Acabou no último fim de semana o Festival Internacional de Banda Desenhada da Amadora. Lá me desloquei ao certame, tal como já tinha feito no ano passado, embora com o risco de me perder no meio daquelas fieiras de prédios todos iguais. O pretexto eram os cinquenta anos de Astérix; a razão era a minha velha mas controlada paixão por BD.

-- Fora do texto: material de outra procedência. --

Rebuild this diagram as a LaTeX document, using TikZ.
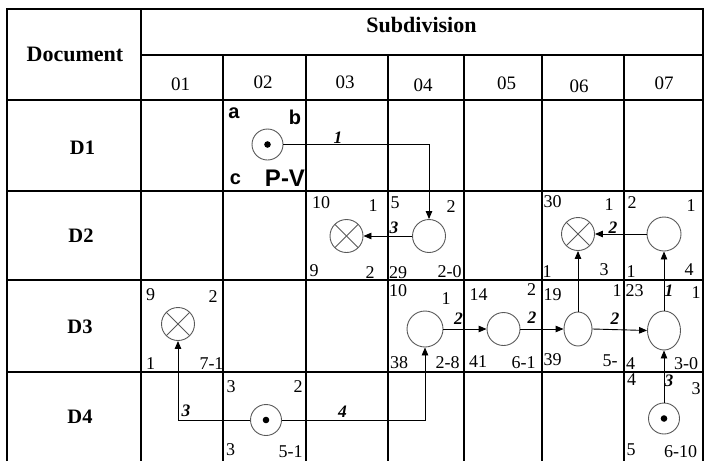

Sobre o herói gaulês esperava mais. Uma única sala com memorabilia, os álbuns todos da colecção, e um ou outro autógrafo de Uderzo, mais dois simpáticos sósias de Astérix e Obélix a cumprimentar as pessoas e a animar a miudagem era manifestamente pouco para a importância que os gauleses tiveram para a BD. Se a cultura francesa está em declínio, os "irredutíveis" são a excepção mais óbvia. Tornaram-se personagens conhecidas no mundo inteiro, os seus álbuns deram origem a filmes (animados e não só), o Parc Astérix rivaliza com a Eurodisney. Não admira que o general De Gaulle gostasse tanto do pequeno guerreiro.
Fui e sou um fã de Astérix desde miúdo, quando lia os álbuns que os meus pais compravam, em francês e português (aprendi em grande parte a ler em francês graças à banda desenhada). Os meus preferidos serão talvez o Astérix entre os Godos, Astérix entre os Bretões (o mais hilariante, influência do "british humour"?), A Zaragata, e Astérix Legionário. Todos absolutamente brilhantes, com aqueles anacronismos propositados, como os capacetes dos godos, a lembrar os pickelhaubes alemães da 1ª Guerra, os hábitos dos bretões, as vendettas dos corsos e o modo de falar dos belgas. Com a morte de Gosciny, Uderzo tomou o argumento em mãos. A série tornou-se mais desvairada mas perdeu a subtileza e o brilho anteriores.
Mas havia mais para além de Astérix no certame. De novos talentos a homenagens a Maurício de Sousa (da "Turma da Mónica"), havia de tudo. Gostei acima de tudo das recordações de outras edições anteriores e de outros mestres da BD portuguesa. Não faltavam exemplares do Mosquito e entrevistas gravadas a desenhadores como José Garcês e José Ruy.
Mas acima de tudo gostei de ver a memória de Eduardo Teixeira Coelho, um dos maiores autores de sempre da Nona Arte portuguesa, senhor de uma farta bigodaça que faria inveja a Dali e a Nietzsche e que ganharia com certeza o concurso da modalidade. Era açoriano, de Angra, mudou-se para Lisboa nos anos trinta, trabalhou como ilustrador, tornou-se conhecido no Mosquito e, mais tarde, no Mundo de Aventuras. Viveu em Espanha, em Inglaterra e em França (com o pseudónimo Martin Sièvre), até se mudar para Florença, onde morreu em 2005.
As suas obras eram acima de tudo de aventuras ou acontecimentos históricos, com um traço limpo e simples. O Caminho do Oriente, dos anos quarenta, com textos sem balões, é um dos melhores exemplos disso. A viagem de Vasco da Gama vista pelos olhos de um endiabrado grumete, Simão Infante, contada em banda desenhada a preto e branco. Tenho os seis álbuns da obra, oferecidos num Natal já muito longínquo, teria os meus nove, dez anos. Para se conhecer a obra de Eduardo Teixeira Coelho, é uma óptima iniciação. Reflecte bem o talento do autor em mergulhar o seu leitor num universo de aventuras de outros tempos, e numa dimensão histórica que de outra forma, excepto no cinema e em rara literatura, é quase impossível de recriar. Para além do inevitável escape, a capacidade didáctica e cultural da Nona Arte, num mundo tão tecnológico como o que vemos hoje, consegue sempre surpreender.